I'm sorry. I do not mean any disrespect towards king lear. He seems like a nice thoughtful chap doing geat work. It seems like all the bitcoiners I like best are somehow located in israel. Mazel tov! (I'm not jewish myself though).

I like some of the ideas for fixes king lear suggests and expect that they will also have applications for his resarch on pure proof of stake systems as well.

As for these other two guys, they are abusing analysis of an algorithm to make unfounded predictions about human behavior. When I see stupidity, I tend to get enraged. I'm sorry about any collateral damage this causes.

As for this revans character, to the extent that my bomb exploded in his face the mission was a success.
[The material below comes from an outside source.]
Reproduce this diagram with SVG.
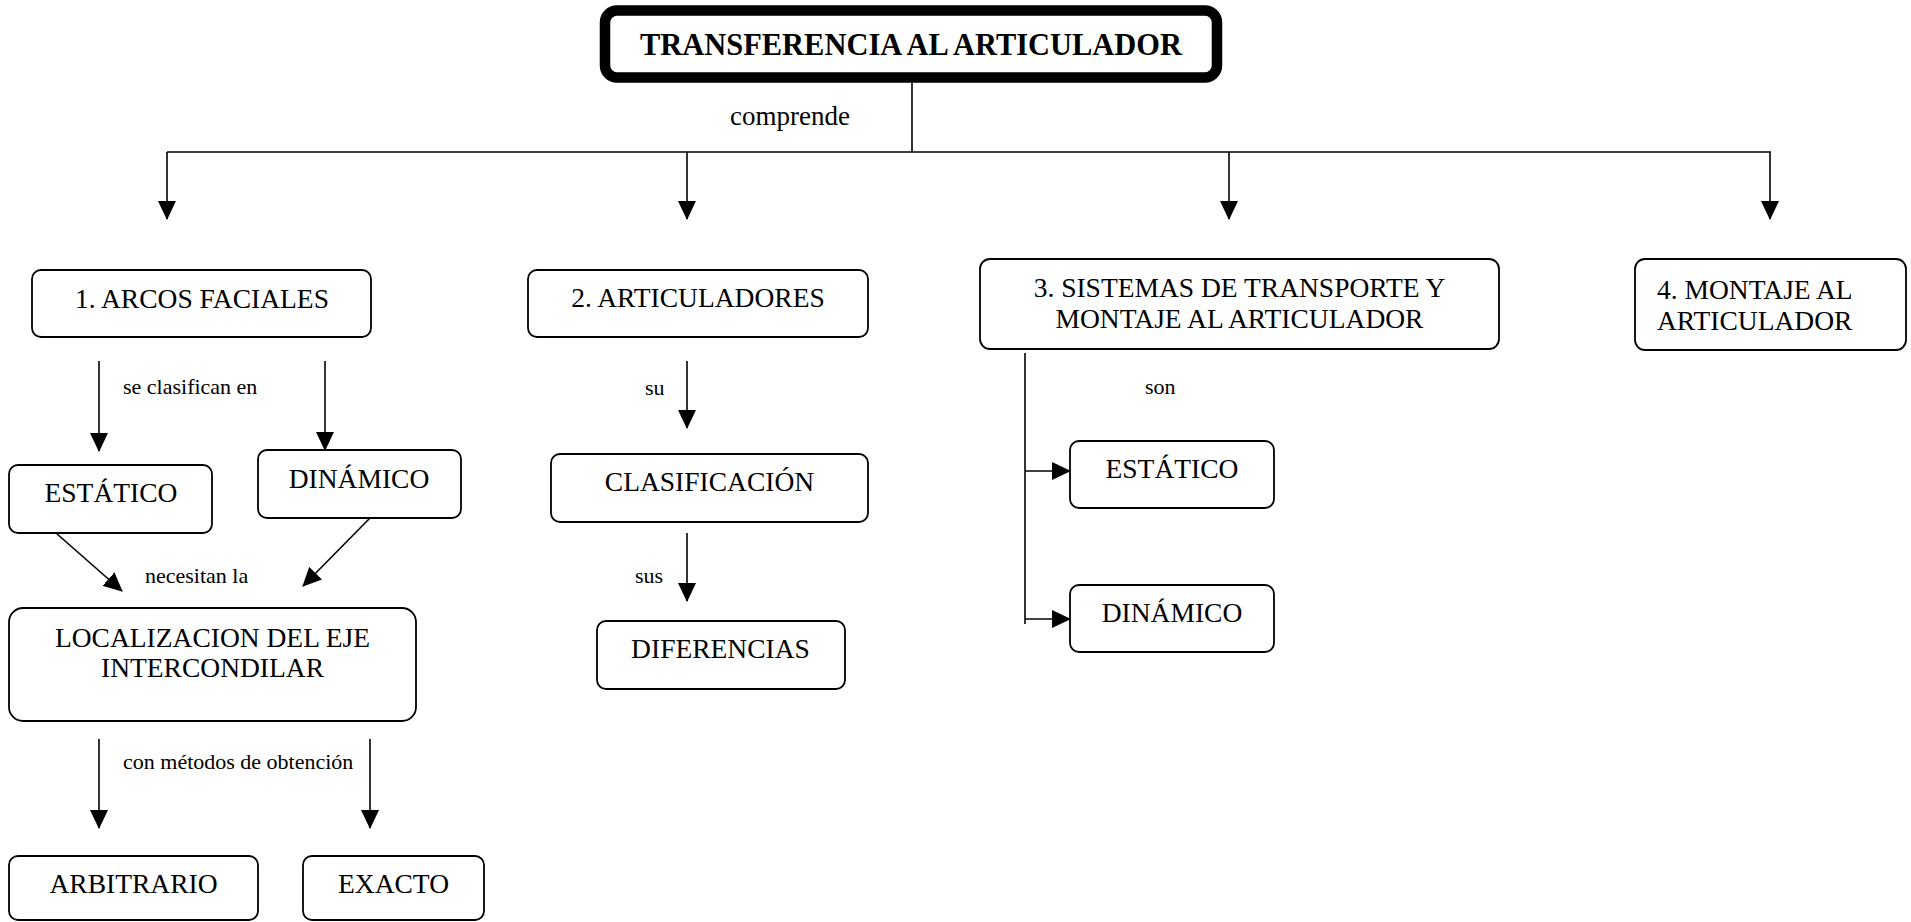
<svg xmlns="http://www.w3.org/2000/svg" width="1911" height="922" viewBox="0 0 1911 922">
<style>
  text { font-family: "Liberation Serif", "Times New Roman", serif; fill: #000; }
  .box { fill: #fff; stroke: #000; stroke-width: 1.8; }
  .t { font-size: 27.5px; text-anchor: middle; }
  .tl { font-size: 27.5px; text-anchor: start; }
  .lbl { font-size: 22px; }
  .con { fill: none; stroke: #000; stroke-width: 1.6; }
  .arr { marker-end: url(#ah); }
</style>
<defs>
  <marker id="ah" viewBox="0 0 19 18" refX="18" refY="9" markerWidth="19" markerHeight="18" markerUnits="userSpaceOnUse" orient="auto">
    <path d="M0,0 L19,9 L0,18 Z" fill="#000"/>
  </marker>
</defs>
<rect width="1911" height="922" fill="#fff"/>

<g id="connectors">
  <path class="con" d="M912,83 V152"/>
  <path class="con" d="M167,152 H1771"/>
  <path class="con arr" d="M167,152 V219"/>
  <path class="con arr" d="M687,152 V219"/>
  <path class="con arr" d="M1229,152 V219"/>
  <path class="con arr" d="M1770,152 V219"/>
  <path class="con arr" d="M99,361 V451"/>
  <path class="con arr" d="M325,361 V450"/>
  <path class="con arr" d="M56,533 L122,591"/>
  <path class="con arr" d="M370,518 L303,586"/>
  <path class="con arr" d="M99,739 V828"/>
  <path class="con arr" d="M370,739 V828"/>
  <path class="con arr" d="M687,361 V428"/>
  <path class="con arr" d="M687,533 V601"/>
  <path class="con" d="M1025,353 V624"/>
  <path class="con arr" d="M1025,471 H1070"/>
  <path class="con arr" d="M1025,619 H1070"/>
  <text x="790" y="125" style="font-size:27px" text-anchor="middle">comprende</text>
  <text class="lbl" x="123" y="394">se clasifican en</text>
  <text class="lbl" x="145" y="583">necesitan la</text>
  <text class="lbl" x="123" y="769">con métodos de obtención</text>
  <text class="lbl" x="645" y="395">su</text>
  <text class="lbl" x="635" y="583">sus</text>
  <text class="lbl" x="1145" y="394">son</text>
</g>

<g id="title">
  <rect x="605" y="10.5" width="612" height="67" rx="12" fill="#fff" stroke="#000" stroke-width="10.5"/>
  <text x="911" y="55" font-size="32" font-weight="bold" text-anchor="middle" textLength="542" lengthAdjust="spacingAndGlyphs">TRANSFERENCIA AL ARTICULADOR</text>
</g>

<g id="arcos">
  <rect class="box" x="32" y="270" width="339" height="67" rx="9"/>
  <text class="t" x="202" y="308">1. ARCOS FACIALES</text>
</g>
<g id="estatico1">
  <rect class="box" x="9" y="465" width="203" height="68" rx="9"/>
  <text class="t" x="111" y="502">ESTÁTICO</text>
</g>
<g id="dinamico1">
  <rect class="box" x="258" y="450" width="203" height="68" rx="9"/>
  <text class="t" x="359" y="488">DINÁMICO</text>
</g>
<g id="localizacion">
  <rect class="box" x="9" y="608" width="407" height="113" rx="14"/>
  <text class="t" x="212.5" y="647">LOCALIZACION DEL EJE</text>
  <text class="t" x="212.5" y="677">INTERCONDILAR</text>
</g>
<g id="arbitrario">
  <rect class="box" x="9" y="856" width="249" height="64" rx="9"/>
  <text class="t" x="133.5" y="893">ARBITRARIO</text>
</g>
<g id="exacto">
  <rect class="box" x="303" y="856" width="181" height="64" rx="9"/>
  <text class="t" x="393.5" y="893">EXACTO</text>
</g>

<g id="articuladores">
  <rect class="box" x="528" y="270" width="340" height="67" rx="9"/>
  <text class="t" x="698" y="307">2. ARTICULADORES</text>
</g>
<g id="clasificacion">
  <rect class="box" x="551" y="454" width="317" height="68" rx="9"/>
  <text class="t" x="709.5" y="491">CLASIFICACIÓN</text>
</g>
<g id="diferencias">
  <rect class="box" x="597" y="621" width="248" height="68" rx="9"/>
  <text class="t" x="720.5" y="658">DIFERENCIAS</text>
</g>

<g id="sistemas">
  <rect class="box" x="980" y="259" width="519" height="90" rx="10"/>
  <text class="t" x="1239.5" y="297">3. SISTEMAS DE TRANSPORTE Y</text>
  <text class="t" x="1239.5" y="328">MONTAJE AL ARTICULADOR</text>
</g>
<g id="estatico2">
  <rect class="box" x="1070" y="441" width="204" height="67" rx="9"/>
  <text class="t" x="1172" y="478">ESTÁTICO</text>
</g>
<g id="dinamico2">
  <rect class="box" x="1070" y="585" width="204" height="67" rx="9"/>
  <text class="t" x="1172" y="622">DINÁMICO</text>
</g>

<g id="montaje">
  <rect class="box" x="1635" y="259" width="271" height="91" rx="10"/>
  <text class="tl" x="1657" y="299">4. MONTAJE AL</text>
  <text class="tl" x="1657" y="330">ARTICULADOR</text>
</g>
</svg>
Yes, revans, I did not specifically address your algorithm. That's because your algorithm tells us nothing new about the incentives behind bitcoin mining. The subgame for each period is a prisoner's dilemma if you are wrong about selfish mining. The subgame for each period is a prisoner's dilemma if you are right about selfish mining. Bravo!

 You are analysing competition between algorithms. Do not confuse this with the analysis of human behavior. To do this you need to worry about time preferences, include miner assets as state variables, consider effects on asset and output prices, etc. I suggest that you walk over to the economics department next time you write a paper on behavioral issues. You could get some useful feedback there.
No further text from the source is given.